Section 68 Share Capital Addition: What Calcutta HC’s Ruling Means for Taxpayers
The Calcutta High Court recently dismissed the Income Tax Department’s appeal against an ITAT order that deleted a share capital addition under Section 68 of the Income-tax Act, 1961. This decision reaffirms judicial consistency in cases where the assessee has discharged its onus.
Let’s simplify what this ruling means and how it can help businesses facing similar scrutiny.
What is Section 68 of the Income-tax Act?
Section 68 empowers the Assessing Officer to treat unexplained cash credits as income. In share capital cases, this often becomes a tool to challenge transactions lacking proper documentation.
Key points under Section 68:
- Applies to cash credits, including share capital, share premium, loans
- Assessee must explain the nature and source of credit
- If unsatisfactory, the amount can be taxed as income
Case Summary: Calcutta HC Dismisses Revenue’s Appeal
Citation: 2025 TAXSCAN (HC) 1375
- The assessee had received share capital and premium
- Filed complete documents: PANs, confirmations, bank statements of investors
- AO made addition under Section 68 alleging accommodation entries
- CIT(A) and ITAT both ruled in favour of assessee
- Calcutta High Court found no substantial question of law
Court’s Observation:
Once the assessee establishes the identity, genuineness, and creditworthiness of the investor, the burden shifts to the Revenue.
Legal Angle: When is Addition Under Section 68 Invalid?
Courts have consistently held that mere suspicion or doubt isn’t enough.
Landmark Case Laws:
- CIT vs. Lovely Exports (P) Ltd [(2008) 216 CTR 195 (SC)]: Identity of shareholders proved—no addition
- Pr. CIT vs. NRA Iron & Steel Pvt. Ltd [(2019) 103 taxmann.com 48 (SC)]: Genuineness and creditworthiness are essential
In the Calcutta HC case:
✔ Identity – PAN & ROC records provided
✔ Genuineness – Bank entries traced
✔ Creditworthiness – Investors’ financials submitted
No material contradiction found by the department. Hence, the addition was rightly deleted.
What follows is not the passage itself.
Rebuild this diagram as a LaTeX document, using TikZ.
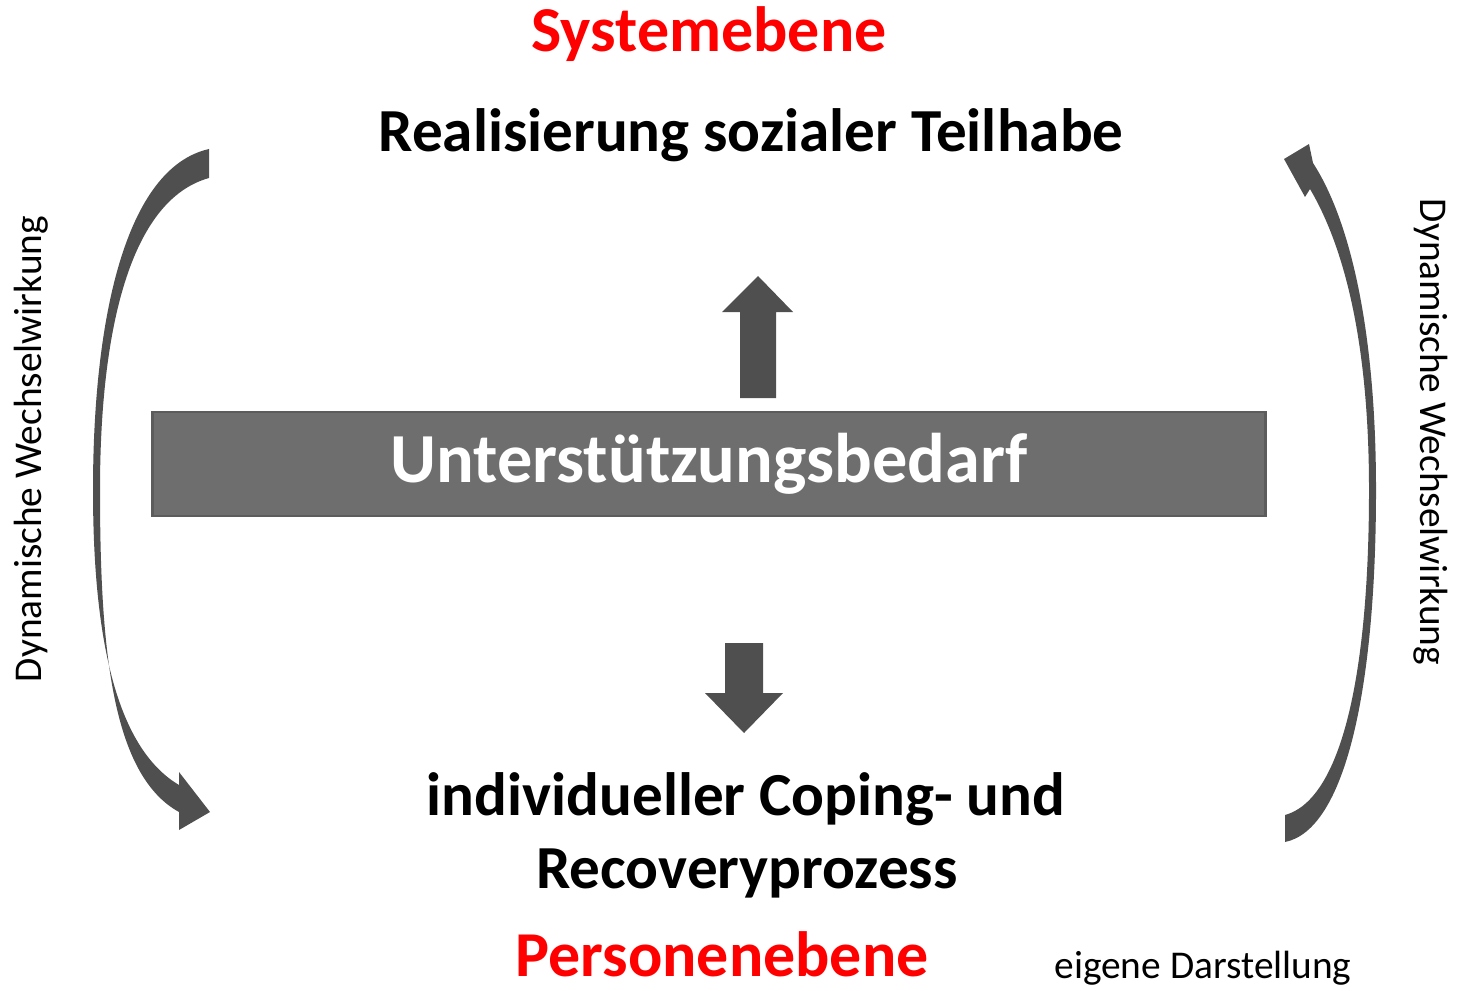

Practical Impact for Indian Businesses
This ruling gives relief in genuine capital raising cases.
What you should do:
- Maintain investor KYC and financials
- Record board resolutions and share application money receipts
- Use banking channels for all capital inflows
- Cross-verify investor filings with MCA
Expert Tip:
👉 Always keep soft and hard copies of proof ready. Most additions arise from poor paperwork, not faulty transactions.
Share Capital vs Loan under Section 68
Particulars | Share Capital | Unsecured Loan |
---|---|---|
Proof Required | PAN, bank proof, ROC data | PAN, bank proof, ITR of lender |
Additional Checks | Allotment records, Form SH-7 | Loan agreement, interest trail |
Easier to Defend? | Yes, if company is active | Harder due to repayment doubts |
FAQs
Q1. Does PAN alone prove identity?
Not always. PAN + bank + ITR or ROC filings help establish credibility.
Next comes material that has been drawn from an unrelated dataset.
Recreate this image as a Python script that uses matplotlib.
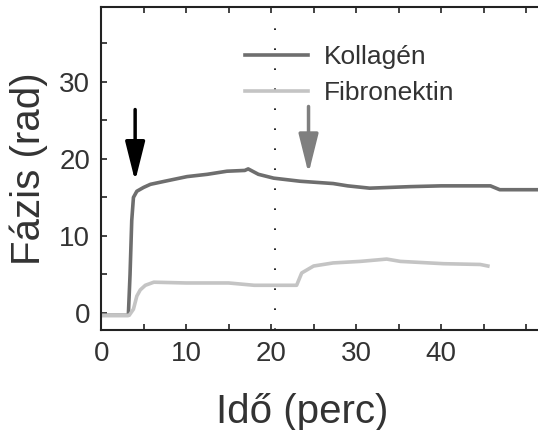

Q2. Can AO still question share capital after IT return is processed?
Yes, during scrutiny assessments or search, especially if large premium involved.
Q3. What if investor doesn’t respond to AO?
If initial documents are on record and no contradiction is shown, assessee can’t be penalised for third-party non-response.
Final Word
The Calcutta High Court’s dismissal of the Revenue appeal reinforces a settled principle: tax cannot be levied based on assumptions.
If you’ve complied with documentation and investor tracing, additions under Section 68 may not stand judicial scrutiny.
Need help preparing documentation or responding to income tax notices?
Talk to Efiletax experts – We help startups, private companies, and small businesses navigate income tax complexities with ease.
Summary
Calcutta HC dismissed an appeal against ITAT’s deletion of a Section 68 share capital addition, ruling in favour of the assessee. Once identity and creditworthiness are proven, the burden shifts to the Revenue. Genuine taxpayers with proper documents have a strong legal ground.